# Information shown
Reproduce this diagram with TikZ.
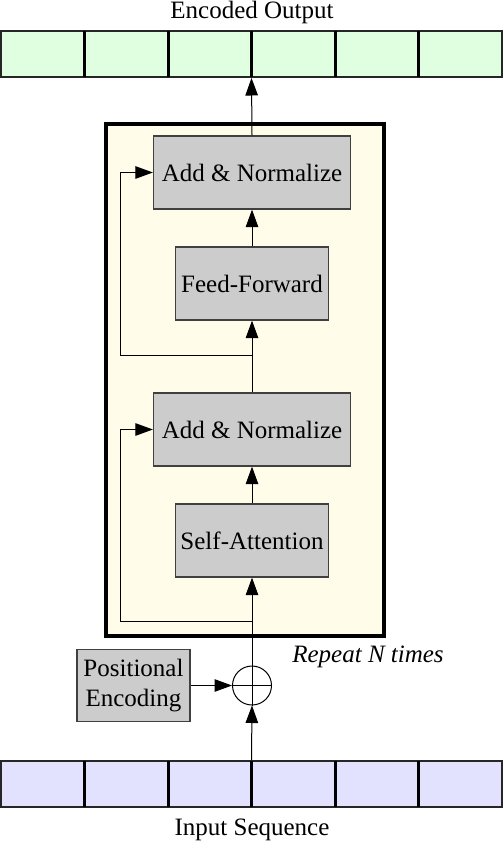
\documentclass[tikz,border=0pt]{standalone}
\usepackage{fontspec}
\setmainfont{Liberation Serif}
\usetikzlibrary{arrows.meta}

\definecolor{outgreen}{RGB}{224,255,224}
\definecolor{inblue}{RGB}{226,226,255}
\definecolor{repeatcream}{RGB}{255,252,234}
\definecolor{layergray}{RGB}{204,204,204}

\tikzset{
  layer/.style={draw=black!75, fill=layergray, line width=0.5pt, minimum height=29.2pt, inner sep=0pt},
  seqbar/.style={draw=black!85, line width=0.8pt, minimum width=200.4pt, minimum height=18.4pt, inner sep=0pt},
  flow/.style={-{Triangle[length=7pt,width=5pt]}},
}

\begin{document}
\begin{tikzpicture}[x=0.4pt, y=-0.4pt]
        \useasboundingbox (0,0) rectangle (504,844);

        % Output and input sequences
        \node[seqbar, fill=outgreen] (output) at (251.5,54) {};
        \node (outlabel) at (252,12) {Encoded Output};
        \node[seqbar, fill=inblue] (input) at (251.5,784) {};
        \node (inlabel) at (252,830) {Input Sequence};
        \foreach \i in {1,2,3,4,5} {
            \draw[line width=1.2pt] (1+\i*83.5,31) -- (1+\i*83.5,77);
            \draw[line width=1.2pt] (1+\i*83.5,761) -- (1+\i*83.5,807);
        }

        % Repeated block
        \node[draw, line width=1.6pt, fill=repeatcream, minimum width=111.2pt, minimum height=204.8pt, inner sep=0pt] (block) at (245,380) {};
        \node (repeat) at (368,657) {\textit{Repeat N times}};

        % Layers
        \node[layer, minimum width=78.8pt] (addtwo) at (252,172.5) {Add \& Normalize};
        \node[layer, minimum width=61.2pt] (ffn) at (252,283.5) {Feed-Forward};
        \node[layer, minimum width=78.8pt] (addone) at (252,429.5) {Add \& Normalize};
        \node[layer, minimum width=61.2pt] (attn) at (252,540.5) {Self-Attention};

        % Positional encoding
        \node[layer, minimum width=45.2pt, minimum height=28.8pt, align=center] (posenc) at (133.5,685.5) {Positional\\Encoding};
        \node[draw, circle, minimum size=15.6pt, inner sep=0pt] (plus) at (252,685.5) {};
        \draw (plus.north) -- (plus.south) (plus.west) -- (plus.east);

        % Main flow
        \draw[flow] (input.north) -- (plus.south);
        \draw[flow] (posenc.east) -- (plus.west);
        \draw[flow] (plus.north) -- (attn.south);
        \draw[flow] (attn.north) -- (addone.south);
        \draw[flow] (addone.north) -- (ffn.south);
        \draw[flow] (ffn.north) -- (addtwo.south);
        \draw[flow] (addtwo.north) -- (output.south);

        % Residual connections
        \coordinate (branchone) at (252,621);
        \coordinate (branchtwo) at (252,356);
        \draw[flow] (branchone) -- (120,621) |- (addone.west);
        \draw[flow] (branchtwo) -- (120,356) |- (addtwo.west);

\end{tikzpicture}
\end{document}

# Goal
Take the data above and repeat it exactly, leaving each picture out.

# Answer to this problem
Reproduce this diagram with TikZ.
\documentclass[tikz,border=0pt]{standalone}
\usepackage{fontspec}
\setmainfont{Liberation Serif}
\usetikzlibrary{arrows.meta}

\definecolor{outgreen}{RGB}{224,255,224}
\definecolor{inblue}{RGB}{226,226,255}
\definecolor{repeatcream}{RGB}{255,252,234}
\definecolor{layergray}{RGB}{204,204,204}

\tikzset{
  layer/.style={draw=black!75, fill=layergray, line width=0.5pt, minimum height=29.2pt, inner sep=0pt},
  seqbar/.style={draw=black!85, line width=0.8pt, minimum width=200.4pt, minimum height=18.4pt, inner sep=0pt},
  flow/.style={-{Triangle[length=7pt,width=5pt]}},
}

\begin{document}
\begin{tikzpicture}[x=0.4pt, y=-0.4pt]
        \useasboundingbox (0,0) rectangle (504,844);

        % Output and input sequences
        \node[seqbar, fill=outgreen] (output) at (251.5,54) {};
        \node (outlabel) at (252,12) {Encoded Output};
        \node[seqbar, fill=inblue] (input) at (251.5,784) {};
        \node (inlabel) at (252,830) {Input Sequence};
        \foreach \i in {1,2,3,4,5} {
            \draw[line width=1.2pt] (1+\i*83.5,31) -- (1+\i*83.5,77);
            \draw[line width=1.2pt] (1+\i*83.5,761) -- (1+\i*83.5,807);
        }

        % Repeated block
        \node[draw, line width=1.6pt, fill=repeatcream, minimum width=111.2pt, minimum height=204.8pt, inner sep=0pt] (block) at (245,380) {};
        \node (repeat) at (368,657) {\textit{Repeat N times}};

        % Layers
        \node[layer, minimum width=78.8pt] (addtwo) at (252,172.5) {Add \& Normalize};
        \node[layer, minimum width=61.2pt] (ffn) at (252,283.5) {Feed-Forward};
        \node[layer, minimum width=78.8pt] (addone) at (252,429.5) {Add \& Normalize};
        \node[layer, minimum width=61.2pt] (attn) at (252,540.5) {Self-Attention};

        % Positional encoding
        \node[layer, minimum width=45.2pt, minimum height=28.8pt, align=center] (posenc) at (133.5,685.5) {Positional\\Encoding};
        \node[draw, circle, minimum size=15.6pt, inner sep=0pt] (plus) at (252,685.5) {};
        \draw (plus.north) -- (plus.south) (plus.west) -- (plus.east);

        % Main flow
        \draw[flow] (input.north) -- (plus.south);
        \draw[flow] (posenc.east) -- (plus.west);
        \draw[flow] (plus.north) -- (attn.south);
        \draw[flow] (attn.north) -- (addone.south);
        \draw[flow] (addone.north) -- (ffn.south);
        \draw[flow] (ffn.north) -- (addtwo.south);
        \draw[flow] (addtwo.north) -- (output.south);

        % Residual connections
        \coordinate (branchone) at (252,621);
        \coordinate (branchtwo) at (252,356);
        \draw[flow] (branchone) -- (120,621) |- (addone.west);
        \draw[flow] (branchtwo) -- (120,356) |- (addtwo.west);

\end{tikzpicture}
\end{document}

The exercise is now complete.